**WHAT IS NEEDED:**
Count every line that includes the string "matches" in the entries that follow. Nothing besides the number is needed.

**LISTING:**

━━━

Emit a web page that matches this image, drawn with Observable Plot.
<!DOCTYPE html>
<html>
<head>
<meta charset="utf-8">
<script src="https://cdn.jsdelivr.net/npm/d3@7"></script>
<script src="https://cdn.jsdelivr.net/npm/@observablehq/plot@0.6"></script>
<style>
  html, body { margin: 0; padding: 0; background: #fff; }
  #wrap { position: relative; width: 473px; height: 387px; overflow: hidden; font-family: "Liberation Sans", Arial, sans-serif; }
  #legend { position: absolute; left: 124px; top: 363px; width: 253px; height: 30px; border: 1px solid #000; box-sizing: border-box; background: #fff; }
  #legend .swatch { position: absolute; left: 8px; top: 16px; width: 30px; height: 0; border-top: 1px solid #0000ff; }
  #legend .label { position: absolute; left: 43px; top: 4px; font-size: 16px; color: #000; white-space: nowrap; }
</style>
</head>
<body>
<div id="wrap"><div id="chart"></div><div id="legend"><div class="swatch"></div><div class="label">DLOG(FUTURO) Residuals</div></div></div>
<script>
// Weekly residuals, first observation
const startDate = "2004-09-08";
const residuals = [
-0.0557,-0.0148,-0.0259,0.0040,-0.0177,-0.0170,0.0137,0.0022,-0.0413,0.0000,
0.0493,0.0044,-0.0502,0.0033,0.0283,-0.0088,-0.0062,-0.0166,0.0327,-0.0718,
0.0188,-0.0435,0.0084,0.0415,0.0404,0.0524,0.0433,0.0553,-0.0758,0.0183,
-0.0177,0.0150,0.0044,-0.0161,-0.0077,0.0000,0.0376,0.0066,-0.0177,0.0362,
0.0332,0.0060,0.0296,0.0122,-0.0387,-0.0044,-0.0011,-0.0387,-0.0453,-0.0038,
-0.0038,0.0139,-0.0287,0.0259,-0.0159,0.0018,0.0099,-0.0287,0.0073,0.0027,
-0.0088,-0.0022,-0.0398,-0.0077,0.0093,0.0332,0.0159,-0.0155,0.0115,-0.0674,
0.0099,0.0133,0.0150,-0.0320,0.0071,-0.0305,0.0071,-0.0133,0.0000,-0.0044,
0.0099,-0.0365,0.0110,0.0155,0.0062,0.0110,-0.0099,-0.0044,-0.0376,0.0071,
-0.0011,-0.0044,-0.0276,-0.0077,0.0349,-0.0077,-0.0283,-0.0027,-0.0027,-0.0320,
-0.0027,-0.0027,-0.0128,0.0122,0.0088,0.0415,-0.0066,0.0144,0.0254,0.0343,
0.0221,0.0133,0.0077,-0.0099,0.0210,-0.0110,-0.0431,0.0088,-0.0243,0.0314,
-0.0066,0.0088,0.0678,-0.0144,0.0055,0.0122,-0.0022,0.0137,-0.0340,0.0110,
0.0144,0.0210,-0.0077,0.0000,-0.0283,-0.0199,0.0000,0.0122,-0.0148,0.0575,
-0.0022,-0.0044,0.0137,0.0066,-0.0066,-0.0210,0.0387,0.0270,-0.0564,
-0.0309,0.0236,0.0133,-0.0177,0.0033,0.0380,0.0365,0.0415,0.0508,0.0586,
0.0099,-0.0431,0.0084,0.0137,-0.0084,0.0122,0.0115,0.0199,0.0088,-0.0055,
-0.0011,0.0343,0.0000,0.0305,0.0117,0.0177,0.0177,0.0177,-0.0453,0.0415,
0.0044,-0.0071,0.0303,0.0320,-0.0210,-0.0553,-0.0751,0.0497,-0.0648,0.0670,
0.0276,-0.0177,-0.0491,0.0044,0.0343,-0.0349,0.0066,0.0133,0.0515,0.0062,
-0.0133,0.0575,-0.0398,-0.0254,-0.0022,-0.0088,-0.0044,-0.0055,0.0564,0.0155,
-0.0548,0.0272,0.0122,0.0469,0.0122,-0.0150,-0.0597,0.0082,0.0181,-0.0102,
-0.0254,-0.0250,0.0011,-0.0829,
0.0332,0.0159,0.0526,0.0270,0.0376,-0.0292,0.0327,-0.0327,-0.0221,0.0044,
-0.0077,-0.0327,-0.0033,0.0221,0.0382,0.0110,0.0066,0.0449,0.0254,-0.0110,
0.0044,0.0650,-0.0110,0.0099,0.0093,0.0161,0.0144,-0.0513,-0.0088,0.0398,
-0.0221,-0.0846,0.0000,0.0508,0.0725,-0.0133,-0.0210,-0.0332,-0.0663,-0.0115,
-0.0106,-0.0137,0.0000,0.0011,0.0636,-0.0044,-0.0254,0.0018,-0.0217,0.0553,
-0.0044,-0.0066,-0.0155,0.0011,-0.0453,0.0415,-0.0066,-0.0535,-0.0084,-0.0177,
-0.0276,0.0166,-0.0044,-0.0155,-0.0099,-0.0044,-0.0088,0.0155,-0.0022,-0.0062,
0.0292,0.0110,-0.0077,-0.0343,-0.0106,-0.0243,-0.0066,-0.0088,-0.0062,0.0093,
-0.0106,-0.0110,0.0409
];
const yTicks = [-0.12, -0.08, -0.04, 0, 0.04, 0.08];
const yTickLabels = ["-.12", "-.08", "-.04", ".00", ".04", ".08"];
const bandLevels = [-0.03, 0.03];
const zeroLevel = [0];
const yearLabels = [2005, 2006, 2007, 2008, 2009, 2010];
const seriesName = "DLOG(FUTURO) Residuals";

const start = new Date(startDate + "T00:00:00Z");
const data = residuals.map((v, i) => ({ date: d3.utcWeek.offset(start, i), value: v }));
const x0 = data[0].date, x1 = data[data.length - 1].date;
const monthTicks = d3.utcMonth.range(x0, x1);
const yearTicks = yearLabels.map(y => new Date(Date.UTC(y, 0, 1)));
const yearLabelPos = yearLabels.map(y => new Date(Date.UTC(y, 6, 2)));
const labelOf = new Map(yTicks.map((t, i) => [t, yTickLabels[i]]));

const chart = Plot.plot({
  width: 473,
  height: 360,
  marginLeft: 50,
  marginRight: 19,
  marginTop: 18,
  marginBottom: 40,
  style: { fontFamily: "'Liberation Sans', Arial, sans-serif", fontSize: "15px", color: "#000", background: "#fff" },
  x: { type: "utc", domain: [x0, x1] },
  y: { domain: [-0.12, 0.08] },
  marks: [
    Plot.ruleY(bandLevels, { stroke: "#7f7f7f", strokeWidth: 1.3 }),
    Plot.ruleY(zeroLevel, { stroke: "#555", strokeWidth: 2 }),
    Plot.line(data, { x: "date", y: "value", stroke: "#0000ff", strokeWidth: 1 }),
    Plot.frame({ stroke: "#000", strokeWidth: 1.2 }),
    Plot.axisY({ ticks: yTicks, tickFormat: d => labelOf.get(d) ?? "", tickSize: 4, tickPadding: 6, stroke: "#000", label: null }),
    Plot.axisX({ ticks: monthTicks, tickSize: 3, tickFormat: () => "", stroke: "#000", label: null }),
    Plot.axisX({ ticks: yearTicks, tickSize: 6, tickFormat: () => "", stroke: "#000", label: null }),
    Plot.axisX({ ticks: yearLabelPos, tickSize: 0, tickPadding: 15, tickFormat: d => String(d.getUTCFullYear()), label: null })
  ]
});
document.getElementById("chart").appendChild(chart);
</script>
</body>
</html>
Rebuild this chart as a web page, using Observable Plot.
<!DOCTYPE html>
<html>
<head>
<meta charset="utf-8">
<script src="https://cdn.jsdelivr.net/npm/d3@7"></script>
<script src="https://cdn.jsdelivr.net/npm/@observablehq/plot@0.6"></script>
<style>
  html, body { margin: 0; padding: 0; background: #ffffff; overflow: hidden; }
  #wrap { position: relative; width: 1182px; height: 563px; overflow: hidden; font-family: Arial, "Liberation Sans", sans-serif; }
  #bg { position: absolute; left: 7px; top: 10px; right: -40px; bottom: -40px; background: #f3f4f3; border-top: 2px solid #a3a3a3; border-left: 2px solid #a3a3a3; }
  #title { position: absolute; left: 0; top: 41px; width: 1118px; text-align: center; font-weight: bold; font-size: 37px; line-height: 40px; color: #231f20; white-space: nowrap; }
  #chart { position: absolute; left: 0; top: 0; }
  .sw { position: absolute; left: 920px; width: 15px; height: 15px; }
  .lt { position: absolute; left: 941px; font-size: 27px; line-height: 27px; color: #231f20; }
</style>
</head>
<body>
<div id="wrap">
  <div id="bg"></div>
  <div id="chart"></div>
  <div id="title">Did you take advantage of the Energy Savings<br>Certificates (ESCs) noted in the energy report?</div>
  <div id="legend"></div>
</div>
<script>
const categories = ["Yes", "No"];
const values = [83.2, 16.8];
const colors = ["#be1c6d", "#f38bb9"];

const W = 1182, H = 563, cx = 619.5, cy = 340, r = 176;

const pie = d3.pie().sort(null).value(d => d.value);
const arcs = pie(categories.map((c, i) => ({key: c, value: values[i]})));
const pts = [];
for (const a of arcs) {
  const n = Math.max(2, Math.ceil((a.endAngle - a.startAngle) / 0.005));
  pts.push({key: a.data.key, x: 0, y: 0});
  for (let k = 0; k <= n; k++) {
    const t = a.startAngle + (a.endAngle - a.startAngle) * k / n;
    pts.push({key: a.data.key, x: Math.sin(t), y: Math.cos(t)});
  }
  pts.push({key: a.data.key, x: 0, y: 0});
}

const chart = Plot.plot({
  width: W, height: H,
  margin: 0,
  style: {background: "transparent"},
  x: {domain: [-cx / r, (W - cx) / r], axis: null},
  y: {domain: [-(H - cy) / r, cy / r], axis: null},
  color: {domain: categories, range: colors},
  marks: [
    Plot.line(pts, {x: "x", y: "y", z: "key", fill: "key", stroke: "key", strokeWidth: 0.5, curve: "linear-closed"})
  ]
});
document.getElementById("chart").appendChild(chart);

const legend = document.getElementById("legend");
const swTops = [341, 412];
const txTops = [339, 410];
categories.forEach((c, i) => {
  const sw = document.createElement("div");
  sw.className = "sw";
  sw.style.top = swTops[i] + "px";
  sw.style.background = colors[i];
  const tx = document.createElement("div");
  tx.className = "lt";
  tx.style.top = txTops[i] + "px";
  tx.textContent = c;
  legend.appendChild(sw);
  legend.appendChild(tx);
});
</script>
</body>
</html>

━━━

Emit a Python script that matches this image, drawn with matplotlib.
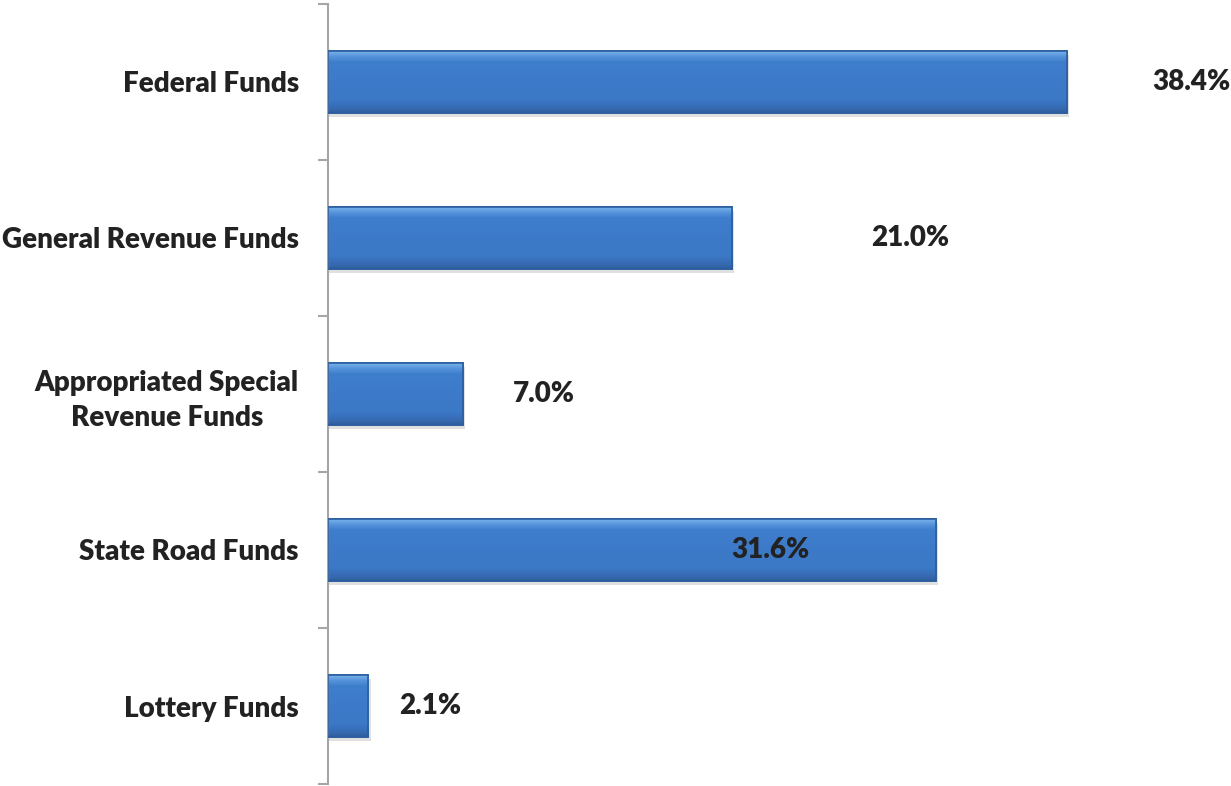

━━━

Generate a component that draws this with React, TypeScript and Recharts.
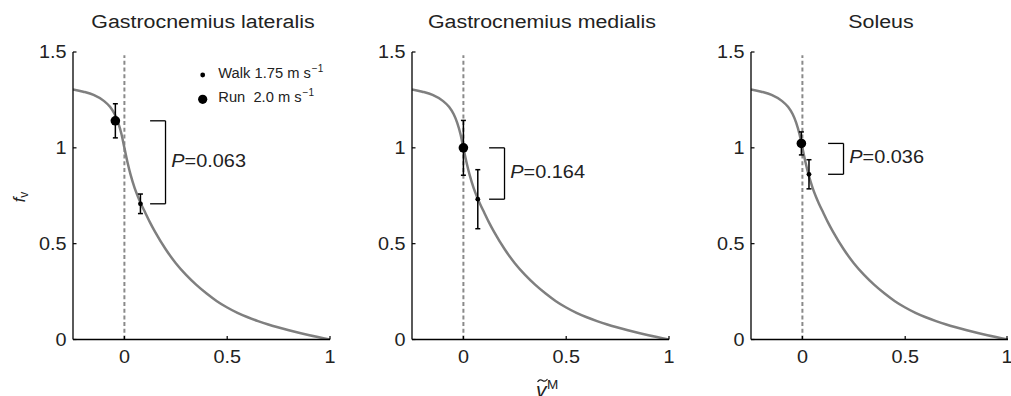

━━━

**FULL OUTPUT:**
2